Published: 21/11/2002, Volume II2, No. 5832 Page 4 5

The NHS Confederation and the British Medical Association are today launching a project which aims to build a 'concordat' between doctors and managers in the wake of the rejection of the consultant contract.

The joint initiative, supported by HSJ and the British Medical Journal, and involving the royal colleges, the Institute of Healthcare Management and the British Association of Medical Managers, aims to develop better relationships and trust between medics and managers.

It hopes to agree a national concordat - setting out a shared vision for the relationship based on a recognition of the importance of collaboration and joint-working for patient care - in the new year.

The joint project is also planning a programme of work to define a new 'psychological compact' between doctors, their employers, government and patients.

One of the reasons cited for the rejection of the consultant contract was that consultants feared undue control of their work by unsympathetic managers.

However, anecdotal evidence seemed to suggest that many consultants had generalised worries about managers, rather than specific concerns about their own managers.

A summit meeting is planned around February to bring together all the organisations to discuss what can be done to improve relationships and to agree a programme of work.

NHS Confederation policy director Nigel Edwards told HSJ that there was a need for initial research to understand if there really was a problem, and if so what could be done about it: 'It is about mutual understanding.

What are the reasons doctors feel disenfranchised? To the extent it is real, what are the causes?'

Mr Edwards said work the confederation had done with colleagues in the US had suggested that simply starting to discuss these issues was a very good first step to getting clinicians engaged.

He said a concordat signed by those representing doctors and managers could make a difference.

He said: 'Some of these issues run very deep. Getting people signing up could go some way to dealing with it. It is probably the first time there has been that discussion about how the medical and management communities work together.

'There are things we can do, and they are about getting doctors to control their working environment. I was talking to a couple of consultants recently, and they obviously felt totally disengaged.

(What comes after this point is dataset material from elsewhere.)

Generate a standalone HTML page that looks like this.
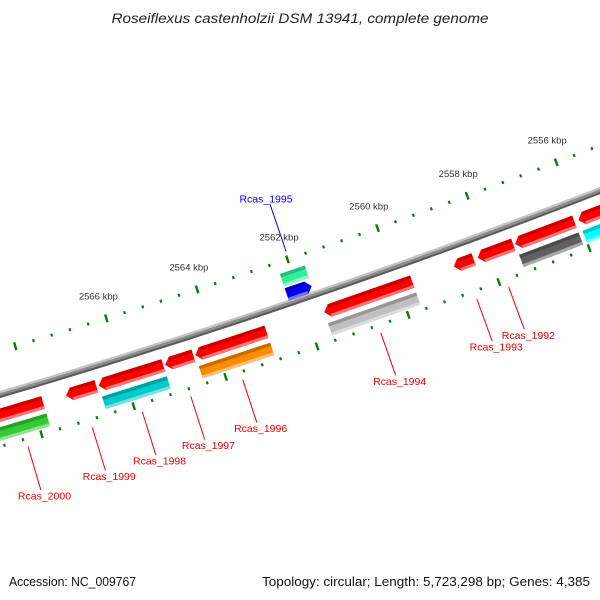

They had no idea of how to engage their organisations.'

BMA chair Dr Ian Bogle said:

'The clear rejection of the contract by consultants in England and Wales has revealed the urgent need to improve relationships between managers and doctors where these have broken down or threaten to do so.

'Many factors combine to make the relationships between doctors and managers difficult. It can simply be the pressures on both groups who are trying to juggle competing political targets in a service working at full stretch.'

NHS chief executive Nigel Crisp told HSJ he thoroughly endorsed the joint work and that the Department of Health is currently working on improving engagement with primary care trust clinical leaders.

Mr Crisp has recently held a series of four meetings around the country for the chairs, chief executives and professional executive committee chairs of PCTs to discuss these issues, and he said similar efforts were needed to ensure attention is given to the role of trust medical directors.